Subject: Re: Removing namespaces without escaping CDATA???
From: "Mukul Gandhi" <gandhi.mukul@xxxxxxxxx>
Date: Tue, 10 Apr 2007 08:27:15 +0530
Re:  Removing namespaces without escaping CDATA???
Thanks Abel for suggesting this solution. It looks good, and does what I wanted.

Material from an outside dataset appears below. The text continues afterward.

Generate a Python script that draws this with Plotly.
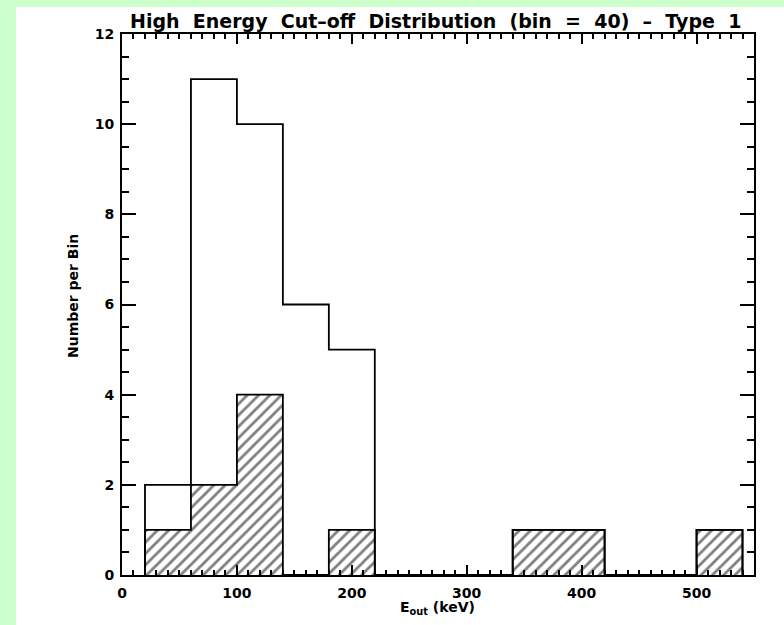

On 4/10/07, Abel Braaksma <abel.online@xxxxxxxxx> wrote:
Hmm, not really an improvement, but when things "cannot be done" and
when "things" cover a rather unusual request, I tend to try a rather
unusual approach to solving it. If you want this, really, you don't need
any d-o-e on elements, or implementation specific extension attributes.
If you'd feel comfortable with using functions or call-template to
achieve this goal, here's how, in plain portable XSLT 2.0 syntax (it is
fairly straightforward):

<xsl:output use-character-maps="cdata" />

<xsl:character-map name="cdata">
   <xsl:output-character character="&#xE0F1;" string="&lt;![CDATA["/>
   <xsl:output-character character="&#xE0F2;" string="]]>"/>
   <xsl:output-character character="&#xE0F3;" string="&lt;"/>
   <xsl:output-character character="&#xE0F4;" string="&amp;"/>
</xsl:character-map>

<xsl:template match="/">
   <xsl:copy-of select="f:make-cdata('my-cdata', 'less-then &lt; and
ampersand: &amp;')" />
</xsl:template>

<xsl:function name="f:make-cdata">
   <xsl:param name="elem-name" />
   <xsl:param name="content" />
   <xsl:element name="{$elem-name}">
       <xsl:text>&#xE0F1;</xsl:text>
       <xsl:sequence select="replace(replace($content, '&lt;',
'&#xE0F3;'), '&amp;', '&#xE0F4;')" />
       <xsl:text>&#xE0F2;</xsl:text>
   </xsl:element>
</xsl:function>

<!-- output of the above -->
<my-cdata><![CDATA[less-then < and ampersand: &]]></my-cdata>


Not that I consider this good coding, but it offers a solution to your request (having control on which elements receive 'CDATA treatment'). I just want to show you that you can get it any way you'd like with the current possibilities of XSLT/XPath 2.0. Use xsl:output if the elements are static, use xsl:result-document if they are dynamic, use the above approach if you want full control.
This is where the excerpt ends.